* BEGIN *

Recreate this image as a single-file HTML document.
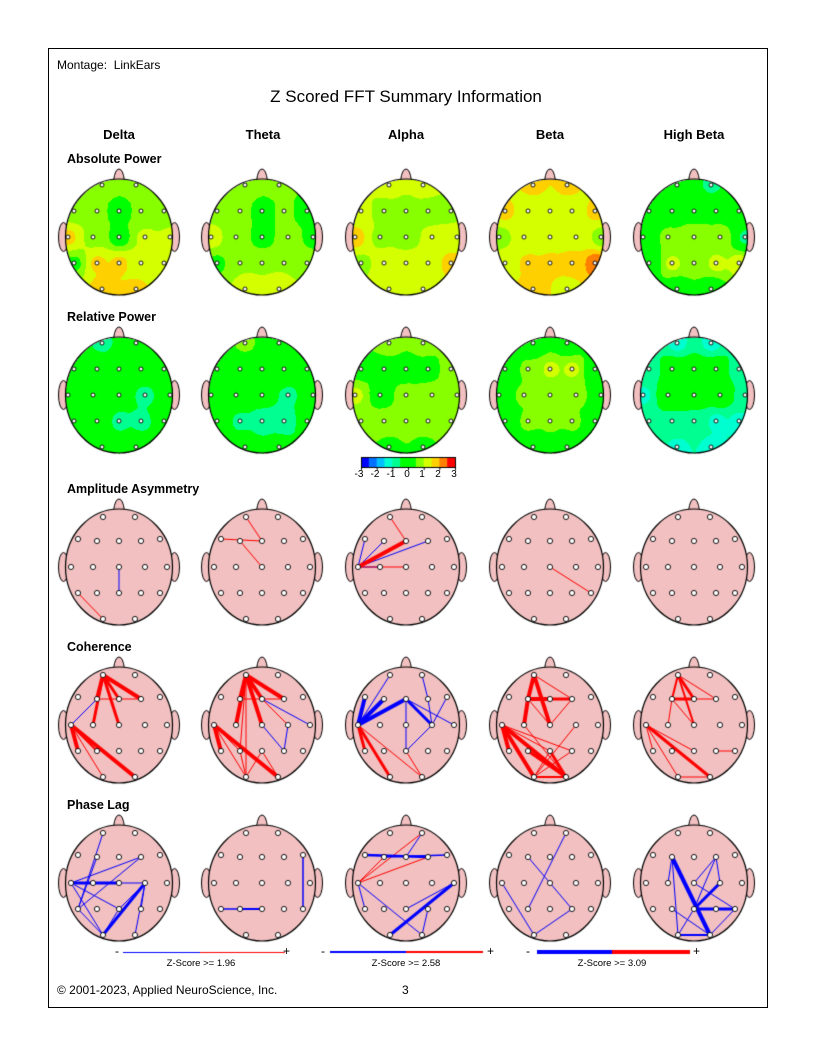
<!DOCTYPE html>
<html><head><meta charset="utf-8">
<style>
body{margin:0;background:#fff;}
#w{position:relative;width:816px;height:1056px;font-family:"Liberation Sans",Arial,sans-serif;color:#000;}
.t{position:absolute;white-space:nowrap;}
.b{font-weight:bold;font-size:13px;}
.c{transform:translateX(-50%);}
canvas{position:absolute;left:0;top:0;}
</style></head><body>
<div id="w">
<canvas id="cv" width="816" height="1056"></canvas>
<div style="position:absolute;left:48px;top:48px;width:718px;height:958px;border:1px solid #000;"></div>
<div class="t" style="left:57px;top:58px;font-size:12px;">Montage:&nbsp; LinkEars</div>
<div class="t c" style="left:406px;top:87px;font-size:17px;">Z Scored FFT Summary Information</div>
<div class="t c b" style="left:119px;top:127px;">Delta</div>
<div class="t c b" style="left:263px;top:127px;">Theta</div>
<div class="t c b" style="left:406px;top:127px;">Alpha</div>
<div class="t c b" style="left:550px;top:127px;">Beta</div>
<div class="t c b" style="left:694px;top:127px;">High Beta</div>
<div class="t b" style="left:67px;top:152px;font-size:12.5px;">Absolute Power</div>
<div class="t b" style="left:67px;top:310px;font-size:12.5px;">Relative Power</div>
<div class="t b" style="left:67px;top:482px;font-size:12.5px;">Amplitude Asymmetry</div>
<div class="t b" style="left:67px;top:640px;font-size:12.5px;">Coherence</div>
<div class="t b" style="left:67px;top:798px;font-size:12.5px;">Phase Lag</div>
<div class="t c" style="left:359px;top:469px;font-size:10px;">-3</div>
<div class="t c" style="left:375px;top:469px;font-size:10px;">-2</div>
<div class="t c" style="left:391px;top:469px;font-size:10px;">-1</div>
<div class="t c" style="left:407px;top:469px;font-size:10px;">0</div>
<div class="t c" style="left:422px;top:469px;font-size:10px;">1</div>
<div class="t c" style="left:438px;top:469px;font-size:10px;">2</div>
<div class="t c" style="left:454px;top:469px;font-size:10px;">3</div>
<div class="t" style="left:115px;top:944px;font-size:12px;">-</div>
<div class="t" style="left:283px;top:944px;font-size:12px;">+</div>
<div class="t" style="left:321px;top:944px;font-size:12px;">-</div>
<div class="t" style="left:487px;top:944px;font-size:12px;">+</div>
<div class="t" style="left:526px;top:944px;font-size:12px;">-</div>
<div class="t" style="left:693px;top:944px;font-size:12px;">+</div>
<div class="t c" style="left:201px;top:958px;font-size:9.5px;">Z-Score &gt;= 1.96</div>
<div class="t c" style="left:406px;top:958px;font-size:9.5px;">Z-Score &gt;= 2.58</div>
<div class="t c" style="left:612px;top:958px;font-size:9.5px;">Z-Score &gt;= 3.09</div>
<div class="t" style="left:57px;top:983px;font-size:12px;">© 2001-2023, Applied NeuroScience, Inc.</div>
<div class="t" style="left:402px;top:983px;font-size:12px;">3</div>
</div>
<script>
var cv=document.getElementById('cv'),g=cv.getContext('2d');
var COLS=[119,262,406,550,694];
var N=['Fp1','Fp2','F7','F3','Fz','F4','F8','T3','C3','Cz','C4','T4','T5','P3','Pz','P4','T6','O1','O2'];
var PH=[[-17,-52],[17,-52],[-45,-26],[-22,-26],[0,-26],[22,-26],[45,-26],[-51,0],[-26,0],[0,0],[26,0],[51,0],[-45,26],[-22,26],[0,26],[22,26],[45,26],[-17,52],[17,52]];
var PL=[[-16,-50],[16,-50],[-41,-28],[-22,-26],[0,-26],[22,-26],[41,-28],[-48,0],[-26,0],[0,0],[26,0],[48,0],[-41,26],[-22,26],[0,26],[22,26],[41,26],[-16,52],[16,52]];
var CB=['#0000ff','#0070ff','#00c0ff','#00ffd0','#00ff90','#00ff00','#00ff00','#88ff00','#d4ff00','#ffd000','#ff8000','#ff0000'];
function col(z){var i=Math.floor((z+3)/0.5);if(i<0)i=0;if(i>11)i=11;return CB[i];}
function hex(c){return [parseInt(c.substr(1,2),16),parseInt(c.substr(3,2),16),parseInt(c.substr(5,2),16)];}
function base(cx,cy){
 g.lineWidth=1;g.strokeStyle='#000';g.fillStyle='#f2c0c0';
 [-1,1].forEach(function(s){g.beginPath();g.ellipse(cx+s*55.5,cy,5,14.5,0,0,Math.PI*2);g.fill();g.stroke();});
 g.beginPath();g.moveTo(cx-5.5,cy-56);g.quadraticCurveTo(cx-4,cy-68,cx,cy-68);g.quadraticCurveTo(cx+4,cy-68,cx+5.5,cy-56);g.closePath();g.fill();g.stroke();
}
function outline(cx,cy,fill){g.beginPath();g.ellipse(cx,cy,53.5,58,0,0,Math.PI*2);if(fill){g.fillStyle=fill;g.fill();}g.strokeStyle='#000';g.lineWidth=1.2;g.stroke();}
function dots(cx,cy,P,r){g.lineWidth=0.9;g.strokeStyle='#000';g.fillStyle='#fff';P.forEach(function(p){g.beginPath();g.arc(cx+p[0],cy+p[1],r,0,Math.PI*2);g.fill();g.stroke();});}
function heat(cx,cy,v){
 base(cx,cy);
 var img=g.getImageData(cx-55,cy-60,110,120),d=img.data;
 for(var y=0;y<120;y++)for(var x=0;x<110;x++){
  var dx=x-55,dy=y-60; if((dx*dx)/(53.5*53.5)+(dy*dy)/(58*58)>1)continue;
  var sw=0,s=0;
  for(var k=0;k<19;k++){var ex=dx-PH[k][0],ey=dy-PH[k][1],q=ex*ex+ey*ey+4,w=1/Math.pow(q,1.5);sw+=w;s+=w*v[k];}
  var c=hex(col(s/sw)),o=(y*110+x)*4;d[o]=c[0];d[o+1]=c[1];d[o+2]=c[2];d[o+3]=255;
 }
 g.putImageData(img,cx-55,cy-60);
 outline(cx,cy,null);dots(cx,cy,PH,2);
}
function idx(n){return N.indexOf(n);}
function lines(cx,cy,L){
 base(cx,cy);outline(cx,cy,'#f2c0c0');
 L.forEach(function(l){var a=PL[idx(l[0])],b=PL[idx(l[1])];g.beginPath();g.moveTo(cx+a[0],cy+a[1]);g.lineTo(cx+b[0],cy+b[1]);g.strokeStyle=l[2]=='r'?'#ff0000':'#0000ff';g.lineWidth=l[3];g.stroke();});
 dots(cx,cy,PL,2.6);
}
var ABS=[
[.7,.7,.8,.6,.2,.6,.6,1.6,.9,.2,1.1,1.1,.4,1.6,1.6,1.3,1.2,1.7,1.6],
[.8,.7,.9,.7,.2,.6,.2,1.2,.8,.2,.8,.3,.4,1.0,1.0,1.0,.9,1.2,1.2],
[1.2,1.2,1.1,.8,.8,.8,.9,1.7,.9,.8,1.1,1.2,.9,1.2,1.2,1.2,1.7,1.2,1.2],
[1.6,1.6,1.6,1.2,1.2,1.2,1.6,.8,1.1,1.2,1.2,.8,1.2,1.6,1.6,1.7,2.3,1.7,1.3],
[-.3,-.6,0,.3,.3,.3,0,0,.6,.9,.9,-.6,0,1.1,.8,1.1,1.2,0,0]];
var REL=[
[-.6,0,0,0,0,-.3,0,-.5,0,-.4,-.6,0,0,0,-.6,-.6,-.3,0,0],
[.6,0,.5,0,0,0,-.5,0,0,-.3,-.6,0,0,-.6,-.8,-1.0,0,0,0],
[.7,.7,.3,.3,.2,.3,.7,1.1,.2,.7,.7,.7,.7,.7,.7,.7,.7,.4,.4],
[0,0,0,.6,1.1,1.1,0,0,.6,.7,.7,0,0,.6,.6,.6,0,0,0],
[-1.1,-1.1,-.8,0,0,0,-.8,-1.1,0,0,0,-.7,-.7,-.6,-.7,-1.1,-1.1,-1.1,-1.1]];
for(var i=0;i<5;i++){heat(COLS[i],237,ABS[i]);heat(COLS[i],395,REL[i]);}
var ASY=[
[['Cz','Pz','b',1],['T5','O1','r',1]],
[['Fp1','Fz','r',1],['F7','Fz','r',1],['F3','Cz','r',1]],
[['T3','F7','b',1],['T3','F3','b',1],['T3','F4','b',1],['T3','C3','b',1],['T3','Cz','r',1],['Fp1','Fz','r',1],['T3','Fz','r',4]],
[['Cz','T6','r',1]],[]];
var COH=[
[['Fp1','F3','r',4],['Fp1','C3','r',3],['Fp1','Cz','r',3],['Fp1','Fz','r',3],['Fp1','F4','r',4],['F3','F4','r',1],['F3','T3','b',1],['T3','T5','r',4],['T3','P3','r',2],['T3','O1','r',1],['T3','O2','r',4]],
[['Fp1','F3','r',4],['Fp1','C3','r',4],['Fp1','Fz','r',4],['Fp1','Cz','r',4],['Fp1','F4','r',4],['Fp1','P3','r',1],['Fp1','O1','r',1],['F3','F4','r',1],['Fz','T4','b',1],['Fz','C4','r',1],['Cz','P4','b',1],['C4','P4','b',1],['T3','T5','r',4],['T3','O2','r',4],['T3','O1','r',1],['T3','P3','r',1],['P3','O1','r',1],['O1','Pz','r',1],['Pz','O2','r',1]],
[['F7','T3','b',4],['T3','F3','b',4],['T3','Fz','b',4],['Fz','C4','b',3],['T3','Fp1','b',1],['Fz','Pz','b',1],['Fz','T4','b',1],['F4','C4','b',1],['F8','C4','b',1],['Fp2','F4','b',1],['Pz','C4','b',1],['T3','T5','r',3],['T3','O1','r',3],['T3','O2','r',1],['Pz','O2','r',1]],
[['Fp1','F3','r',4],['Fp1','Cz','r',4],['F3','C3','r',4],['F3','Fz','r',4],['Fz','F4','r',3],['Fp1','F4','r',1],['F3','Cz','r',1],['Cz','F4','r',1],['T3','T5','r',4],['T3','O1','r',4],['T3','O2','r',4],['T3','Pz','r',1],['T3','P4','r',1],['O1','O2','r',2],['O1','Pz','r',1],['O1','P4','r',1],['O1','C4','r',1],['O2','Pz','r',3],['P3','O2','r',3],['C3','O2','r',1]],
[['Fp1','F3','r',2],['Fp1','Fz','r',3],['Fp1','Cz','r',2],['Fp1','F4','r',1],['F3','Fz','r',3],['F3','C3','r',1],['F3','Cz','r',1],['Fz','F4','r',1],['T3','T5','r',1],['T3','O1','r',1],['T3','O2','r',3],['T3','Pz','r',1],['O1','O2','r',1],['P4','T6','r',1]]];
var PHL=[
[['Fp1','T5','b',1],['T3','Cz','b',3],['T3','C4','b',1],['T3','F4','b',1],['F3','T5','b',1],['F4','T5','b',1],['T3','Pz','b',1],['T3','O1','b',1],['T5','O1','b',1],['O1','C4','b',3],['C4','Pz','b',1],['C4','P4','b',1],['C4','O2','b',1],['Pz','O1','b',1]],
[['T5','P3','b',1.5],['P3','Pz','b',2],['F8','T6','b',1.5]],
[['T3','F3','r',1],['T3','F4','r',1],['T3','Fp2','r',1],['F7','F4','b',2.5],['F3','F8','b',1.5],['Fp2','Fz','b',1],['T3','T5','b',1],['T3','O2','b',1],['O2','P4','b',1],['T4','O1','b',3],['T4','Pz','b',1]],
[['Fp2','P3','b',1],['F3','P4','b',1],['T3','O1','b',1],['P4','O1','b',1]],
[['F3','O2','b',4],['F3','C3','b',1],['F3','O1','b',1],['Cz','F4','b',1],['F4','C4','b',1],['F4','Pz','b',1],['C4','Pz','b',3],['Pz','T6','b',3],['Pz','O1','b',1],['O1','O2','b',2],['O2','T6','b',1],['Cz','T6','b',1],['P3','O2','b',1]]];
for(var i=0;i<5;i++){lines(COLS[i],567,ASY[i]);lines(COLS[i],725,COH[i]);lines(COLS[i],883,PHL[i]);}
for(var k=0;k<12;k++){g.fillStyle=CB[k];g.fillRect(361+k*94/12,457,94/12+0.5,10);}
g.strokeStyle='#000';g.lineWidth=1;g.strokeRect(361.5,457.5,94,10);
for(var k=0;k<7;k++){g.beginPath();g.moveTo(361.5+k*94/6,467);g.lineTo(361.5+k*94/6,470);g.stroke();}
function leg(x1,x2,x3,w,y){g.lineWidth=w;g.strokeStyle='#0000ff';g.beginPath();g.moveTo(x1,y);g.lineTo(x2,y);g.stroke();g.strokeStyle='#ff0000';g.beginPath();g.moveTo(x2,y);g.lineTo(x3,y);g.stroke();}
leg(123,200,285,1,952.5);leg(330,406,483,2,952);leg(537,612,690,4,952);
</script>
</body></html>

* END *

▸ REQUIREMENT
The string "document" may appear in lines of the listing above; tally those lines and give the number only.

▸ EXERCISE OUTPUT
2